Rod Stalvey, a candidate for County Auditor, and Clerk of Court candidate Tammie Avant, both Republicans, were disqualified, according to County Party Chairman Jim Jerow, because they did not properly file State Ethics Commission disclosure forms at the time they filed to run for office.
Early last week, the State Supreme Court ruled if candidates did not file a statement of economic interest when they filed to run for office, they will not appear on the ballot.
State GOP Chairman Matt Moore says he is “sad about (the) candidate filing rulings, but am committed to following the S.C. Supreme Court’s instructions. Our party has meticulously analyzed the filing submissions in compliance with the standards set forth by the Court.”
Jerow said he is “disappointed in the process” that led to the disqualifications.
“The Ethics Commission and the Legislature need to reevaluate the candidate process. There needs to be a (filing) grace period and the instructions need to be more clear,” Jerow said.
Stalvey said Friday he has already contacted an attorney and will pursue any legal avenues that are available.
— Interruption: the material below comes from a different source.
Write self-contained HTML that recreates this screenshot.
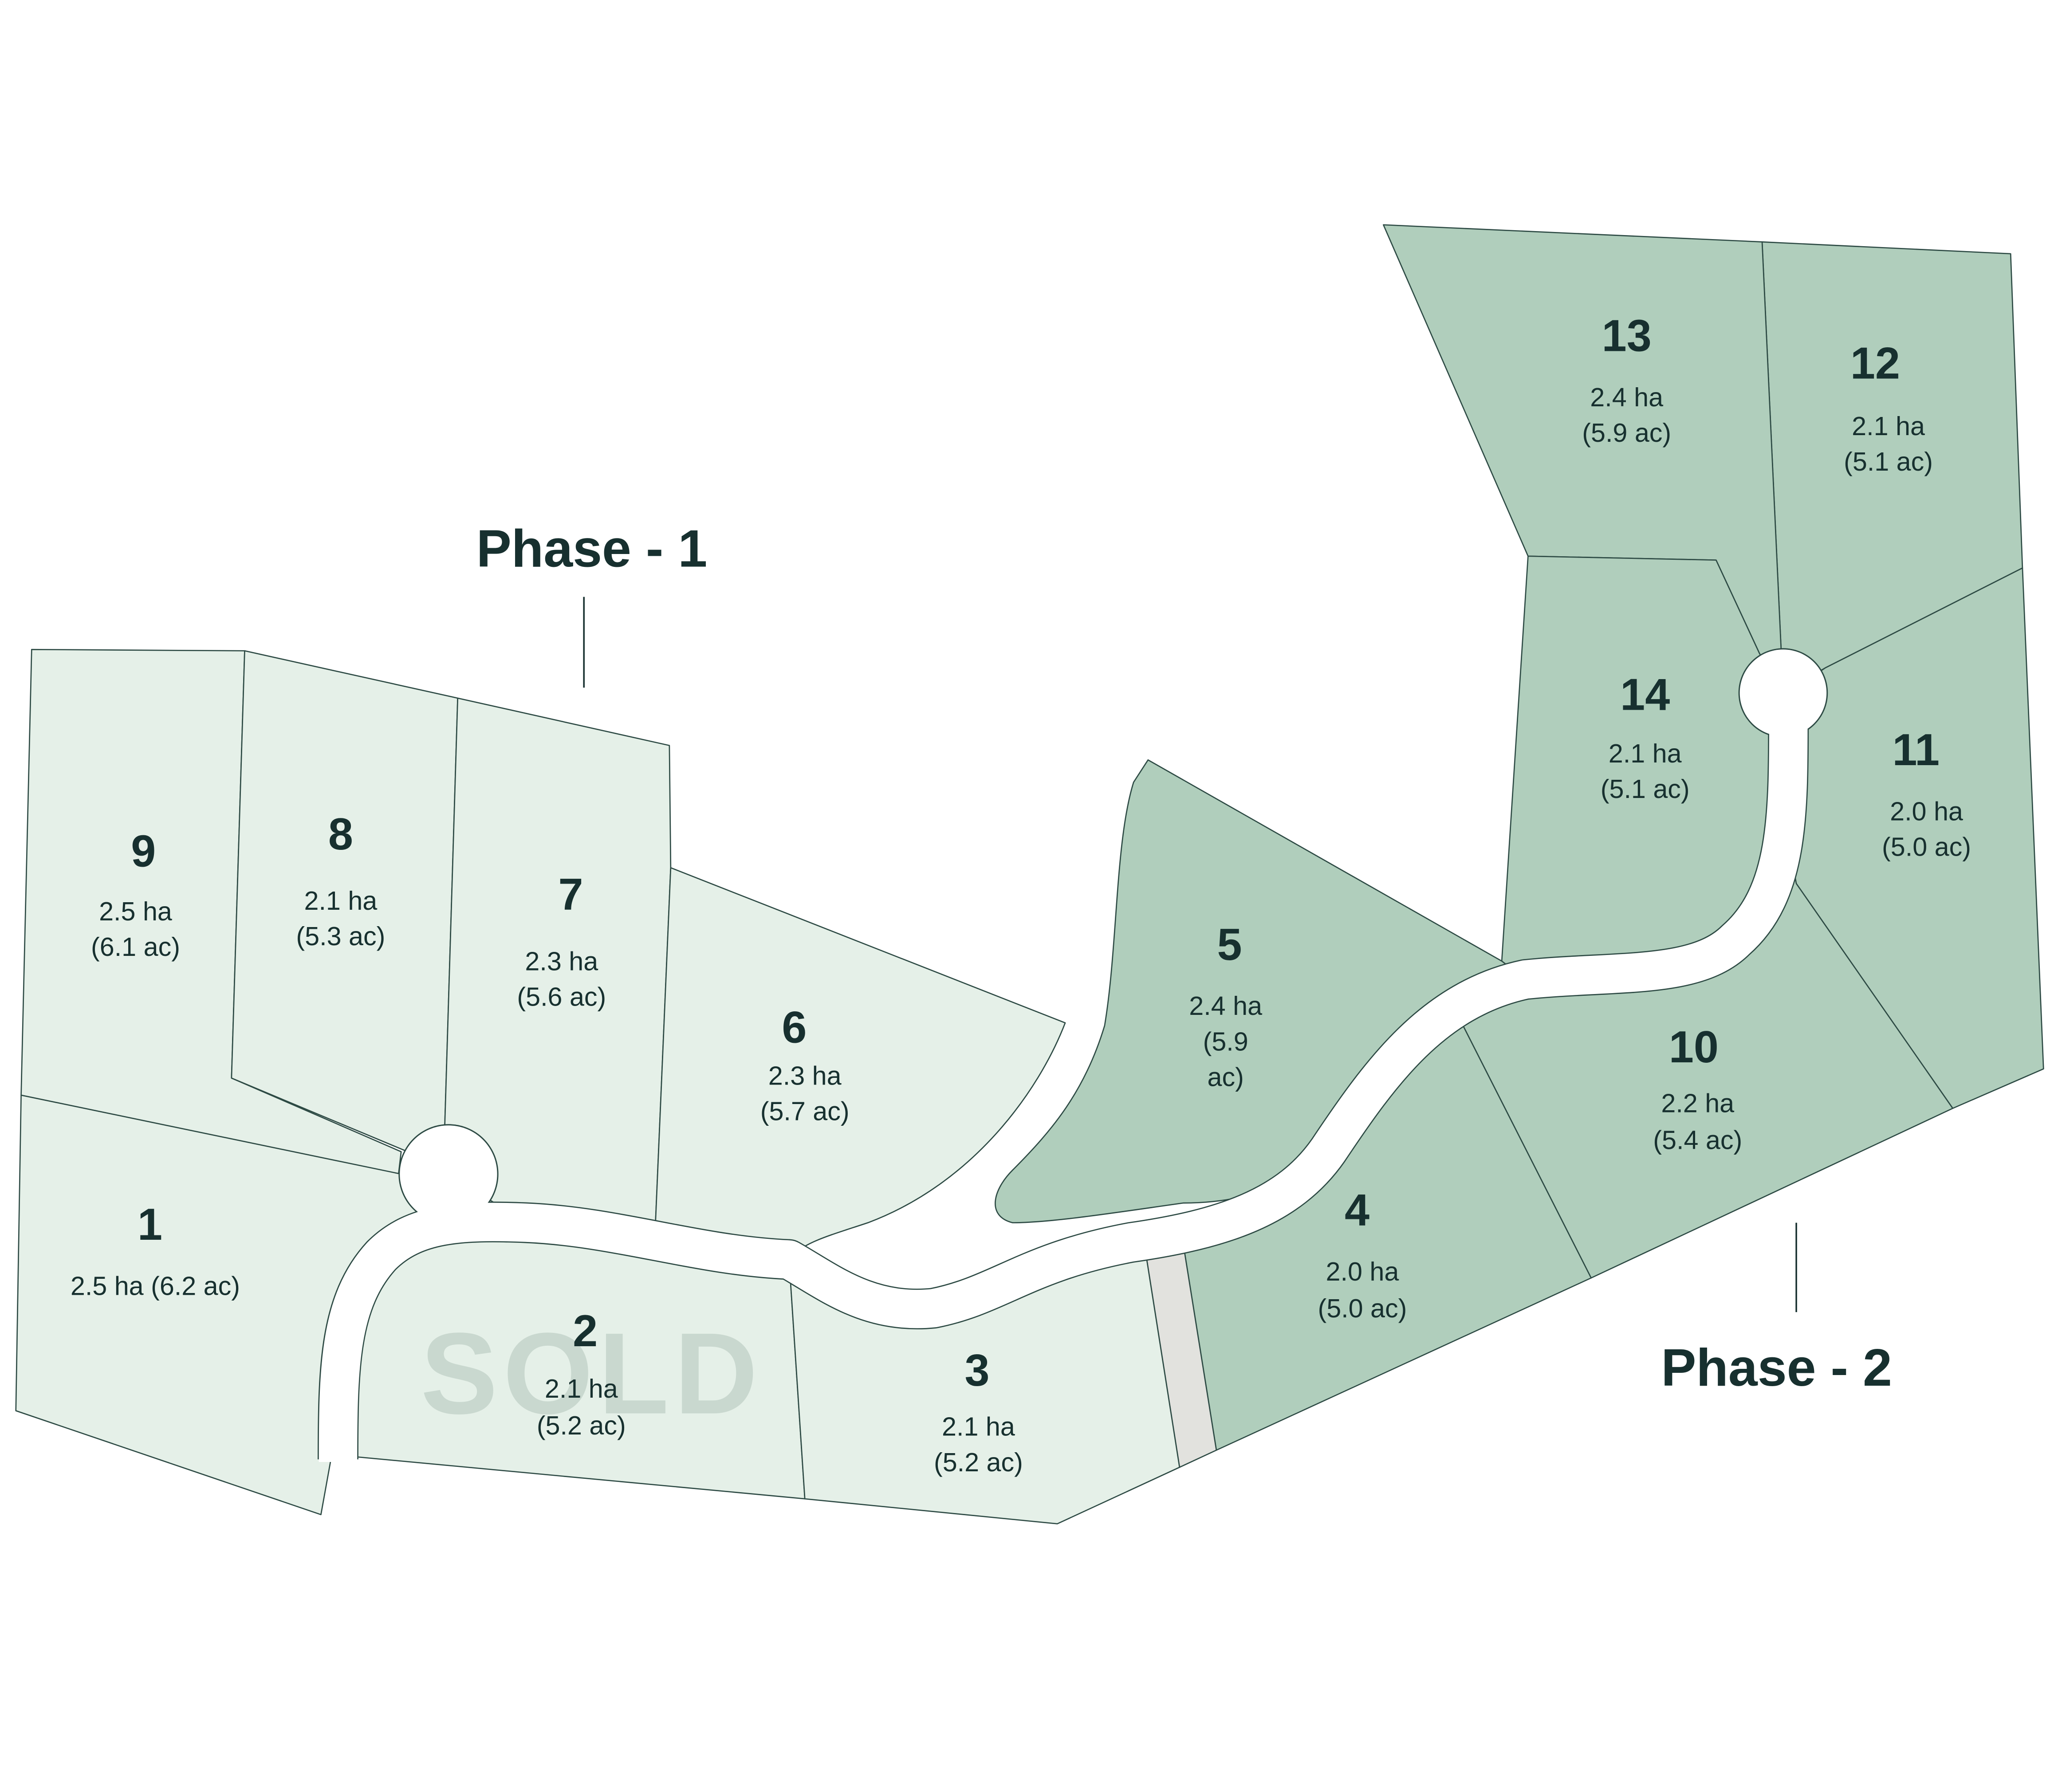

“I will fight this,” Stalvey said. “This is a terrible terrible thing and it shows a major flaw in the ability to elect people to office. When appointed judicial officials get involved in electing people to office, this is what happens.”
Stalvey says he was told during a recent telephone call with the State Ethics Commission that his filing was OK. He said he was also told the party leaders in each county would make the final decisions, so he was surprised when he was determined to be ineligible to run in the primary.
“The Georgetown County Republican Party did not follow the letter of the law either and only two people have been thrown under the bus,” Stalvey said.
Stalvey said, if need be, he will run as an Independent.
“I am going to run,” he said.
Avant said she did everything she was instructed to do when she filed her paperwork so she is disappointed in the disqualification.
“I am reviewing my options,” she said when asked what she plans to do next.
She said Tuesday she is still waiting to see if the Judiciary Committee is successful in getting the names back on the ballot.
When asked if she will run as a petition candidate if she remains off the primary ballot, Avant said she “won’t count anything out.”
A special session of the state Senate Judiciary Committee was held Tuesday to discuss and propose legislation aimed at allowing candidates affected by the Court decision back on the ballot.
The committee approved a measure that would allow any person who filed the disclosure paperwork by April 20 back on the ballot even though the deadline was March 30.
The Senate could vote on the proposal today.
The measure has been fast tracked by attaching it to a House bill that has already passed.
To add to the confusion, if the law change passes, it could possibly delay the June 12 primaries because any change in election law must be approved by the U.S. Justice Department.
That approval could take up to 60 days.
One lawmaker, Sen. Vincent Sheheen, D-Kershaw, said he plans to push to have the Senate join a federal lawsuit which seeks to make state law consistent. If that happens the primary dates will not change.